BTW, the Alberta government enacted many new regulations about oilfield safety, starting about 1985. Let’s just say that oilfield deaths might be five workers in a bad year. Safety regulations have improved in this industry.
Conclusion
In my previous articles in this series, I talked about the transition from fossil fuel to renewable energy, which we should have been embarking on since 1982. We are transitioning, but it is not part of some master plan. More like two left feet with one foot in a gutter.
My concern is that whenever we vilify the petroleum industry with faulty information and analyses, the industry uses these vilifications to delay the transition. They can go to the politicians and senior bureaucrats, point out the errors, and say “See, our opponents don’t know what they are talking about.”
In other words, the activists might have been making things worse, not better.
We need to question all anti-petroleum articles and activists. Are they being truthful? Are they being sensationalists?
We, the public, need a better understanding of how the petroleum industry operates. I hope this article has given my readers a better understanding.
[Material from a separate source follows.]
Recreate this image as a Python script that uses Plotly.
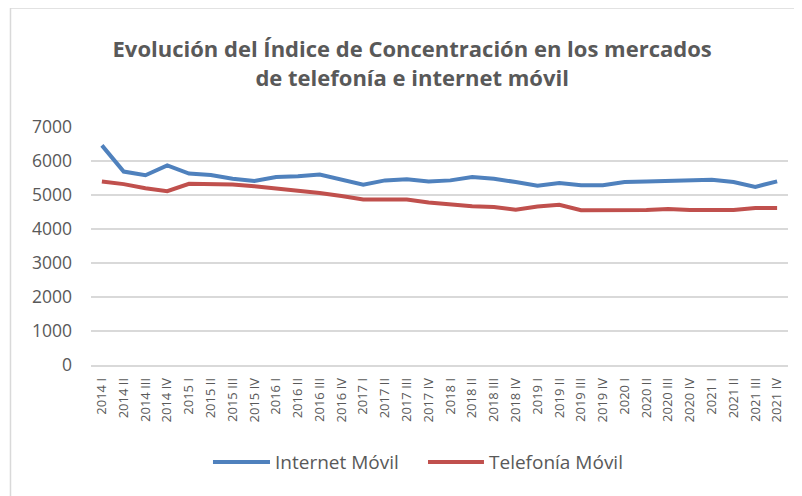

For sure, this article is a better primer of the petroleum industry than the several hundred anti-petroleum articles put together I have seen over the years.
But, more importantly, we need a different system of governance. Just so we can manage the petroleum industry — and most other industries — a lot better. All the beneficial changes I have mentioned in this series should have happened much sooner. The corporate world needs to be the servant of the people. Our current system has failed to get this subservience.
We need a different system of governance!
And like ranting about anti-petroleum activists who know very little about the petroleum industry, that different system is, unfortunately, also an unpopular opinion.